Stored data:
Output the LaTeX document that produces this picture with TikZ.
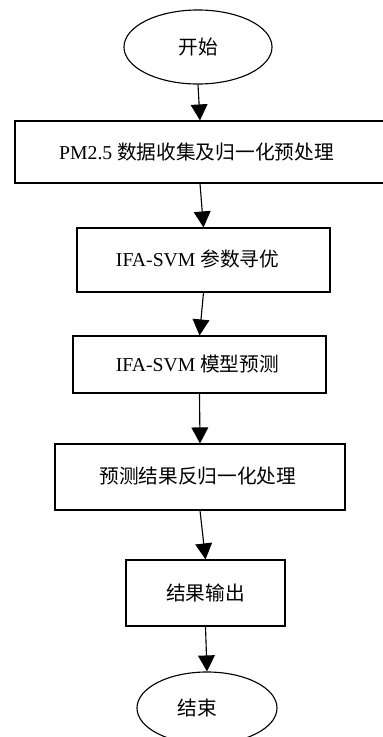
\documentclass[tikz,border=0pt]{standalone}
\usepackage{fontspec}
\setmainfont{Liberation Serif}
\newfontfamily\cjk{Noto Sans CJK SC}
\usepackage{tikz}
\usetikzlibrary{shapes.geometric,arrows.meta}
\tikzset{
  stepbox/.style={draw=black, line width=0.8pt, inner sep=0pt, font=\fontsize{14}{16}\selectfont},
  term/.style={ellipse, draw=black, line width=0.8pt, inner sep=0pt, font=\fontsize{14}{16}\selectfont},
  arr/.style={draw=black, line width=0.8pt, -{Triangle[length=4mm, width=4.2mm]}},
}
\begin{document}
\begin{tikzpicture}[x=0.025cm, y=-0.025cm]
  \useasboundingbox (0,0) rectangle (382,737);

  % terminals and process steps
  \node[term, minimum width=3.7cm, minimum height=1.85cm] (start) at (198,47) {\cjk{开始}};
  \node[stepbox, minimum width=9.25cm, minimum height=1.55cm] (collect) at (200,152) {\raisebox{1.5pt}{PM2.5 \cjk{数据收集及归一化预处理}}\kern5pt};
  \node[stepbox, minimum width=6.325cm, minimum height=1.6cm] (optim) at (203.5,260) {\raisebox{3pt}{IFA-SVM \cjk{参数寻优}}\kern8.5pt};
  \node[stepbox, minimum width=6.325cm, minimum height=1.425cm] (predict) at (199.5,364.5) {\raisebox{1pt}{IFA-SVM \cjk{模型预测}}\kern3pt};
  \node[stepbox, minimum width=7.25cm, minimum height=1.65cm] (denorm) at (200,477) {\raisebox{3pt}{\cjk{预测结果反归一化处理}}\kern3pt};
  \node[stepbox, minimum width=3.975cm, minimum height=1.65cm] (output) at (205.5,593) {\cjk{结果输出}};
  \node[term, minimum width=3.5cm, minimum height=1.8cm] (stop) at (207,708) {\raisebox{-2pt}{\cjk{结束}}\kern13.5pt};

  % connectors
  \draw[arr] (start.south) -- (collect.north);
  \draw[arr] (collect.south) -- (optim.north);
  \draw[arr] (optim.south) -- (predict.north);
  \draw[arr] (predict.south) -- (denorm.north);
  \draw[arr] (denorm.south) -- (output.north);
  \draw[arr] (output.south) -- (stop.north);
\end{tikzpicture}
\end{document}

What is being asked: Return exactly what appears from the opening line of the material through the line with "(0,0) rectangle (382,737);", apart from the pictures.

The response:
Output the LaTeX document that produces this picture with TikZ.
\documentclass[tikz,border=0pt]{standalone}
\usepackage{fontspec}
\setmainfont{Liberation Serif}
\newfontfamily\cjk{Noto Sans CJK SC}
\usepackage{tikz}
\usetikzlibrary{shapes.geometric,arrows.meta}
\tikzset{
  stepbox/.style={draw=black, line width=0.8pt, inner sep=0pt, font=\fontsize{14}{16}\selectfont},
  term/.style={ellipse, draw=black, line width=0.8pt, inner sep=0pt, font=\fontsize{14}{16}\selectfont},
  arr/.style={draw=black, line width=0.8pt, -{Triangle[length=4mm, width=4.2mm]}},
}
\begin{document}
\begin{tikzpicture}[x=0.025cm, y=-0.025cm]
  \useasboundingbox (0,0) rectangle (382,737);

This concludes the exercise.